THE Supreme Court has, by a 3-2 majority decision, set aside a 17-year-old ruling by the Court of Appeal that imposed a day's prison sentence on Nana Osei Kwadwo II, at the time the Omanhene of the Bekwai Traditional Area in the Ashanti Region.
This followed a criminal appeal filed by the ex-Omanhene against the ruling of the Court of Appeal, which led to the PNDC government withdrawing its recognition of him in 1991.
A certified true copy of the Supreme Court ruling, titled, “The Republic Versus Nana Osei Kwadwo II”, dated July 11, 2008, said, “The appeal is allowed, the conviction and sentence of the appellant is set aside.”
The court further ordered that a fine imposed on Nana Osei Kwadwo by the Court of Appeal, if paid, should be refunded to him.

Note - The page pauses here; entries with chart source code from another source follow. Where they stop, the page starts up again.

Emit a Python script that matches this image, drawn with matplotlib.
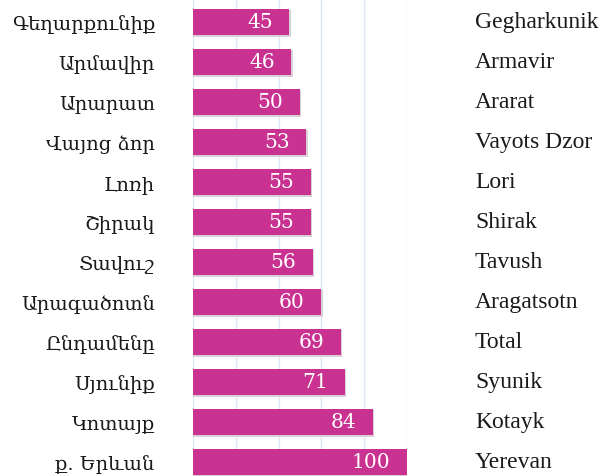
import matplotlib.pyplot as plt

# data, top to bottom as in the picture
regions_hy = ["Գեղարքունիք", "Արմավիր", "Արարատ", "Վայոց ձոր", "Լոռի", "Շիրակ",
              "Տավուշ", "Արագածոտն", "Ընդամենը", "Սյունիք", "Կոտայք", "ք. Երևան"]
regions_en = ["Gegharkunik", "Armavir", "Ararat", "Vayots Dzor", "Lori", "Shirak",
              "Tavush", "Aragatsotn", "Total", "Syunik", "Kotayk", "Yerevan"]
values = [45, 46, 50, 53, 55, 55, 56, 60, 69, 71, 84, 100]

bar_color = "#C93291"
grid_color = "#DCE6F4"

fig = plt.figure(figsize=(6.16, 4.77), dpi=100)
ax = fig.add_axes([193 / 616, 0, (407 - 193) / 616, 1])

n = len(values)
ypos = [n - 1 - i for i in range(n)]

# faint shadow on the right side of each bar
ax.barh([y - 0.03 for y in ypos], [v + 0.6 for v in values], height=0.67,
        color="#D8D0D4", zorder=2)
ax.barh(ypos, values, height=0.67, color=bar_color, zorder=3)

for y, v in zip(ypos, values):
    ax.annotate(str(v), (v, y), xytext=(-12, 0), textcoords="offset points",
                ha="right", va="center", color="white", fontsize=14.5,
                family=["DejaVu Serif"], zorder=4)

ax.set_xlim(0, 100)
ax.set_ylim(-0.35, n - 1 + 0.575)
ax.set_xticks(range(0, 101, 20))
ax.grid(axis="x", color=grid_color, linewidth=1, zorder=0)
ax.tick_params(left=False, bottom=False, labelbottom=False)
ax.set_yticks(ypos)
ax.set_yticklabels(regions_hy, family=["DejaVu Serif"], fontsize=14, color="#1a1a1a")
ax.tick_params(axis="y", pad=24)
for s in ax.spines.values():
    s.set_visible(False)

for y, name in zip(ypos, regions_en):
    ax.annotate(name, (1, y), xycoords=("axes fraction", "data"),
                xytext=(49, 0), textcoords="offset points", ha="left", va="center",
                fontsize=17, family=["Liberation Serif"], color="#1a1a1a")

fig.savefig("out.png", dpi=100)
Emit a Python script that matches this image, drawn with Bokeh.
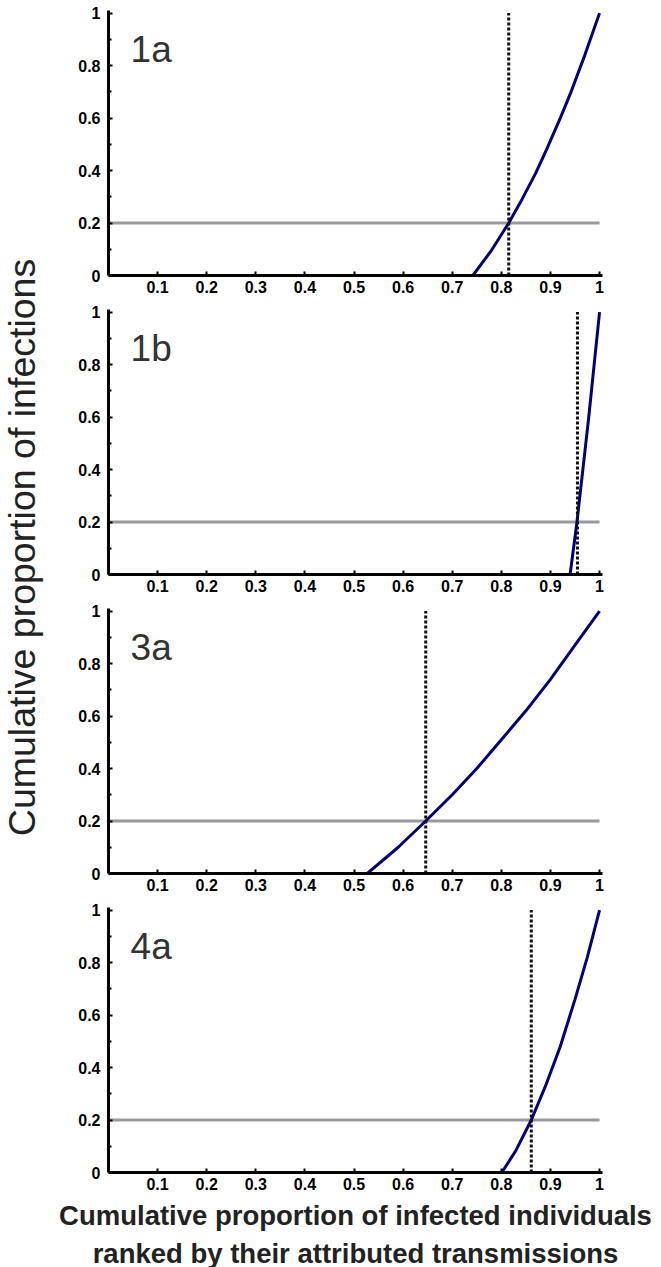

Justices Kpegah, Atuguba and Sophia Akuffo, according to the certified true copy of the ruling, ruled in favour of the appeal, while Justices Georgina Wood and Dr Date-Bah dissented.
The whole matter started in 1990 when two king makers of Bekwai levelled charges of illegal collection of tolls from settler cocoa farmers against Nana Osei Kwadwo, then the substantive Omanhene.
The case went to the circuit court in Kumasi and the Omanhene was found guilty and fined ¢50,000 (now GH¢5).
Nana Osei Kwadwo appealed against the decision of the lower court at the High Court and at the end of the day won the appeal.
However, in 1991, the two king makers proceeded to the Court of Appeal where the two judgements given by the Circuit Court and the High Court were set aside and the Omanhene sentenced to a day's imprisonment, in addition to a fine of ¢100,000 (now GH¢10).
After his conviction, the then government withdrew recognition of him and asked him to hand over all stool property to the then PNDC District Secretary, to which he complied.
Nana Osei Kwadwo proceeded to the Supreme Court on a criminal appeal, which he won on July 11, 2008.